In 1974, Maghakian returned to Fresno, dying of colon cancer on August 17, 1977, at the age of 61. He is buried at the Armenian Ararat Cemetery in Fresno.

==Legacy==
In 1981, the outpatient clinic of the Veterans Administration Medical Center in Fresno, California, was named after him. Lee Marvin attended the opening ceremony of the clinic, and during a speech stated:

Most of us stayed alive due to his excellent training. He was truly a sergeant who cared for his men
— Wukovits, John (2009). "American commando Evans Carlson, his WWII Marine raiders, and America's first Special Forces mission"

The 1943 film Gung Ho! was based on the Makin Island raid led by Lieutenant Colonel Evans Carlson's 2nd Marine Raider Battalion, which Victor Maghakian participated in. Maghakian's role was played by famed actor Sam Levene. Maghakian was also the technical advisor to the movie.

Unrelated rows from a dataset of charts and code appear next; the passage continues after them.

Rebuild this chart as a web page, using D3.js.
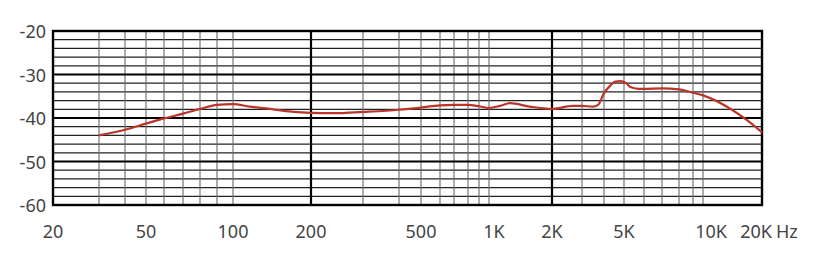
<!DOCTYPE html>
<html>
<head>
<meta charset="utf-8">
<script src="https://cdn.jsdelivr.net/npm/d3@7"></script>
<style>
  html, body { margin: 0; padding: 0; background: #fff; }
  svg { display: block; }
  text { font-family: "Noto Sans", "Open Sans", sans-serif; fill: #444; }
</style>
</head>
<body>
<svg id="chart" width="815" height="262"></svg>
<script>
// ---- data ----
const freqs = [30, 40, 50, 60, 70, 80, 90, 100, 116, 139, 160, 200, 240, 300, 400, 500, 600, 700, 800, 900,
  1000, 1130, 1260, 1570, 2000, 2650, 3000, 3450, 3700, 4000, 4300, 4500, 4800, 5100, 5300, 5700, 6000,
  7000, 8000, 9000, 10000, 13250, 16770, 20000];
const levels = [-44.0, -42.7, -41.3, -40.1, -39.0, -37.9, -37.0, -36.8, -37.4, -37.9, -38.4, -38.8, -38.9, -38.6, -38.1, -37.6, -37.1, -37.0, -37.0, -37.3,
  -37.7, -37.2, -36.6, -37.4, -37.9, -37.2, -37.2, -37.4, -37.0, -34.3, -32.5, -31.7, -31.5, -32.0, -32.9, -33.3, -33.3,
  -33.2, -33.4, -34.2, -34.8, -37.4, -40.5, -43.3];
const xTickValues = [20, 50, 100, 200, 500, 1000, 2000, 5000, 10000, 20000];
const xTickLabels = ["20", "50", "100", "200", "500", "1K", "2K", "5K", "10K", "20K"];
const yTickValues = [-20, -30, -40, -50, -60];
const yTickLabels = ["-20", "-30", "-40", "-50", "-60"];
const unitLabel = "Hz";

// ---- layout: the printed chart paper's (non-uniform) log grid ----
const gridFreqs = [20, 30, 40, 50, 60, 70, 80, 90, 100, 200, 300, 400, 500, 600, 700, 800, 900, 1000,
  2000, 3000, 4000, 5000, 6000, 7000, 8000, 9000, 10000, 20000];
const gridPx = [53, 99, 125, 146, 164, 183, 200, 217, 233, 311, 363, 399, 421, 440, 454, 468, 479, 489,
  552, 582, 604, 624, 644, 662, 679, 693, 703, 762];
const majorFreqs = [200, 2000];
const labelNudge = { 1000: 5, 10000: 8, 20000: -6 };

const paper = d3.scaleLinear().domain(gridFreqs.map(Math.log10)).range(gridPx);
const x = f => paper(Math.log10(f));
const y = d3.scaleLinear().domain([-60, -20]).range([205, 31]);

const svg = d3.select("#chart");
const x0 = x(20), x1 = x(20000), yTop = y(-20), yBot = y(-60);

// minor horizontal lines every 2 dB
const minorDb = d3.range(-58, -20, 2).filter(v => v % 10 !== 0);
svg.append("g").selectAll("line").data(minorDb).join("line")
  .attr("x1", x0).attr("x2", x1)
  .attr("y1", d => y(d)).attr("y2", d => y(d))
  .attr("stroke", "#222").attr("stroke-width", 1.2);

// minor vertical lines
const minorF = gridFreqs.filter(f => f !== 20 && f !== 20000 && !majorFreqs.includes(f));
svg.append("g").selectAll("line").data(minorF).join("line")
  .attr("x1", d => x(d)).attr("x2", d => x(d))
  .attr("y1", yTop).attr("y2", yBot)
  .attr("stroke", "#6a6a6a").attr("stroke-width", 1.1);

// major horizontal lines
svg.append("g").selectAll("line").data([-30, -40, -50]).join("line")
  .attr("x1", x0).attr("x2", x1)
  .attr("y1", d => y(d)).attr("y2", d => y(d))
  .attr("stroke", "#000").attr("stroke-width", 2.2);

// major vertical lines
svg.append("g").selectAll("line").data(majorFreqs).join("line")
  .attr("x1", d => x(d)).attr("x2", d => x(d))
  .attr("y1", yTop).attr("y2", yBot)
  .attr("stroke", "#000").attr("stroke-width", 2.2);

// border
svg.append("rect")
  .attr("x", x0).attr("y", yTop)
  .attr("width", x1 - x0).attr("height", yBot - yTop)
  .attr("fill", "none").attr("stroke", "#000").attr("stroke-width", 2.4);

// curve
const pts = freqs.map((f, i) => [f, levels[i]]);
const line = d3.line().x(d => x(d[0])).y(d => y(d[1])).curve(d3.curveMonotoneX);
svg.append("path").datum(pts)
  .attr("d", line)
  .attr("fill", "none")
  .attr("stroke", "#bb3429")
  .attr("stroke-width", 2.2)
  .attr("stroke-linejoin", "round");

// y labels
svg.append("g").selectAll("text").data(yTickValues).join("text")
  .attr("x", 46)
  .attr("y", d => y(d) + 7)
  .attr("text-anchor", "end")
  .attr("font-size", 18)
  .text((d, i) => yTickLabels[i]);

// x labels
svg.append("g").selectAll("text").data(xTickValues).join("text")
  .attr("x", d => x(d) + (labelNudge[d] || 0))
  .attr("y", 238)
  .attr("text-anchor", "middle")
  .attr("font-size", 18)
  .text((d, i) => xTickLabels[i]);

svg.append("text")
  .attr("x", x(20000) + 14)
  .attr("y", 238)
  .attr("text-anchor", "start")
  .attr("font-size", 18)
  .text(unitLabel);
</script>
</body>
</html>
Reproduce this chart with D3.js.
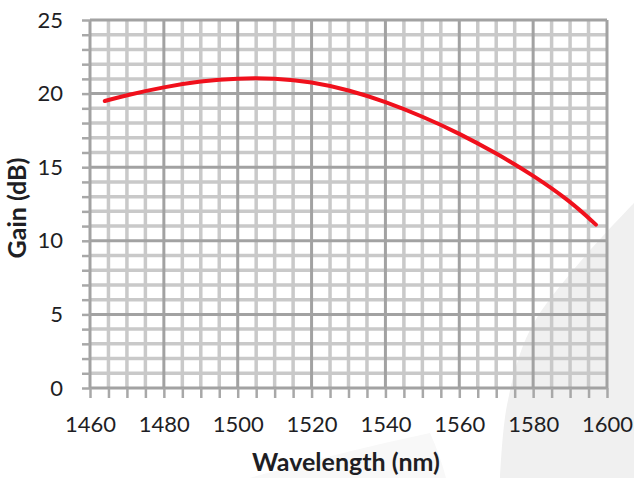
<!DOCTYPE html>
<html><head><meta charset="utf-8">
<script src="https://cdn.jsdelivr.net/npm/d3@7"></script>
<style>
html,body{margin:0;padding:0;background:#fff;}
svg{display:block;}
text{font-family:Lato,"Open Sans",sans-serif;fill:#1e1e24;}
</style></head>
<body>
<svg id="chart" width="634" height="478"></svg>
<script>
// Data
const wavelength = [1464, 1470, 1480, 1490, 1500, 1510, 1520, 1530, 1540, 1550, 1560, 1570, 1580, 1590, 1597];
const gain       = [19.5, 19.9, 20.45, 20.85, 21.05, 21.05, 20.8, 20.25, 19.45, 18.45, 17.3, 15.95, 14.45, 12.7, 11.1];
const xTicks = [1460, 1480, 1500, 1520, 1540, 1560, 1580, 1600];
const yTicks = [0, 5, 10, 15, 20, 25];
const xMinor = d3.range(1460, 1601, 5);
const yMinor = d3.range(0, 26, 1);

const svg = d3.select("#chart");
const W = 634, H = 478;
const m = {l: 90, r: 27, t: 20, b: 90};
const x = d3.scaleLinear().domain([1460, 1600]).range([m.l, W - m.r]);
const y = d3.scaleLinear().domain([0, 25]).range([H - m.b, m.t]);

// background decoration (slide shape)
svg.append("path")
  .attr("d", d3.line().curve(d3.curveCatmullRom)([[634,203],[580,262],[530,330],[507,405],[500,478]]) + "L634,478Z")
  .attr("fill", "#f0f0f0");
svg.append("path")
  .attr("d", "M250,478 Q340,452 430,433 Q440,455 446,478 Z")
  .attr("fill", "#f8f8f8");

// minor grid
const grid = svg.append("g");
grid.selectAll(".vx").data(xMinor.filter(v => v % 20 !== 0)).join("line")
  .attr("x1", d => x(d)).attr("x2", d => x(d)).attr("y1", y(25)).attr("y2", y(0))
  .attr("stroke", "#c9c9c9").attr("stroke-width", 3.5);
grid.selectAll(".hy").data(yMinor.filter(v => v % 5 !== 0)).join("line")
  .attr("y1", d => y(d)).attr("y2", d => y(d)).attr("x1", x(1460)).attr("x2", x(1600))
  .attr("stroke", "#c9c9c9").attr("stroke-width", 3.5);
// major grid
grid.selectAll(".vX").data(xTicks).join("line")
  .attr("x1", d => x(d)).attr("x2", d => x(d)).attr("y1", y(25)).attr("y2", y(0))
  .attr("stroke", "#a2a2a2").attr("stroke-width", 3);
grid.selectAll(".hY").data(yTicks).join("line")
  .attr("y1", d => y(d)).attr("y2", d => y(d)).attr("x1", x(1460)).attr("x2", x(1600))
  .attr("stroke", "#a2a2a2").attr("stroke-width", 3);

// minor tick marks via axes
const xAxisMinor = d3.axisBottom(x).tickValues(xMinor).tickSize(10).tickFormat("");
svg.append("g").attr("transform", `translate(0,${y(0)})`).call(xAxisMinor)
  .call(g => { g.select(".domain").remove(); g.selectAll("line").attr("stroke", "#a8a8a8").attr("stroke-width", 2.5); });
const yAxisMinor = d3.axisLeft(y).tickValues(yMinor).tickSize(8).tickFormat("");
svg.append("g").attr("transform", `translate(${x(1460)},0)`).call(yAxisMinor)
  .call(g => { g.select(".domain").remove(); g.selectAll("line").attr("stroke", "#a8a8a8").attr("stroke-width", 2.5); });

// labels
const xAxis = d3.axisBottom(x).tickValues(xTicks).tickSize(0).tickPadding(28).tickFormat(d3.format("d"));
svg.append("g").attr("transform", `translate(0,${y(0)})`).call(xAxis)
  .call(g => { g.select(".domain").remove(); g.selectAll("text").style("font-size", "22px").attr("fill", "#1e1e24"); });
const yAxis = d3.axisLeft(y).tickValues(yTicks).tickSize(0).tickPadding(27).tickFormat(d3.format("d"));
svg.append("g").attr("transform", `translate(${x(1460)},0)`).call(yAxis)
  .call(g => { g.select(".domain").remove(); g.selectAll("text").style("font-size", "22px").attr("fill", "#1e1e24"); });

// curve
svg.append("path")
  .datum(wavelength.map((w, i) => [w, gain[i]]))
  .attr("d", d3.line().x(d => x(d[0])).y(d => y(d[1])).curve(d3.curveBasis))
  .attr("fill", "none").attr("stroke", "#f0101c").attr("stroke-width", 4).attr("stroke-linecap", "round");

// titles
svg.append("text").attr("x", 346).attr("y", 471).attr("text-anchor", "middle")
  .style("font-size", "25px").style("font-weight", "bold").text("Wavelength (nm)");
svg.append("text").attr("transform", "translate(26,208) rotate(-90)").attr("text-anchor", "middle")
  .style("font-size", "25px").style("font-weight", "bold").text("Gain (dB)");
</script>
</body></html>
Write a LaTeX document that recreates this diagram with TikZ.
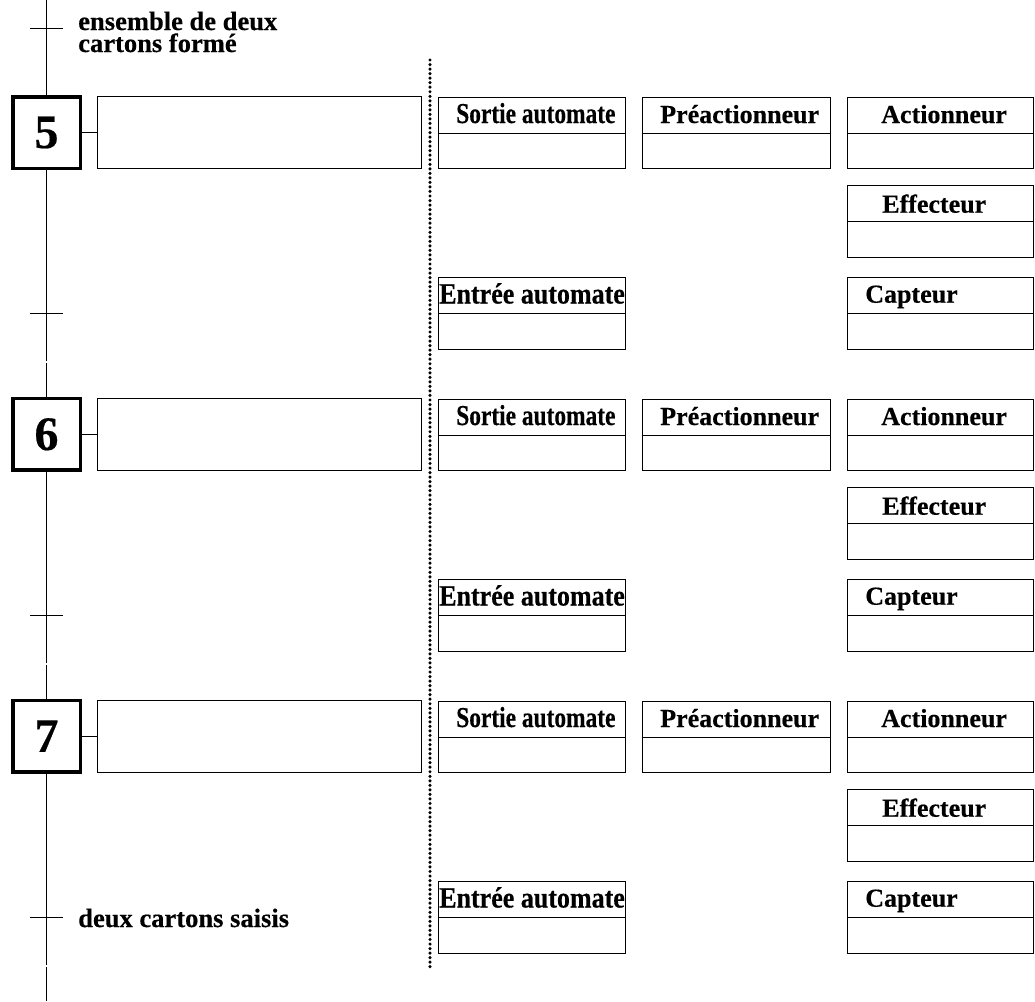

On September 17, 1996, during the 2nd Session of the 104th Congress, U.S. Representative George Radanovich paid tribute to Victor Maghakian's dedication and service to the United States Military during World War II. In 2008, Maghakian's sister stated that, "he was a quiet and dedicated man and was always very calm, except for war. He was such a giving man".

Maghakian was one of the most decorated military men in World War II.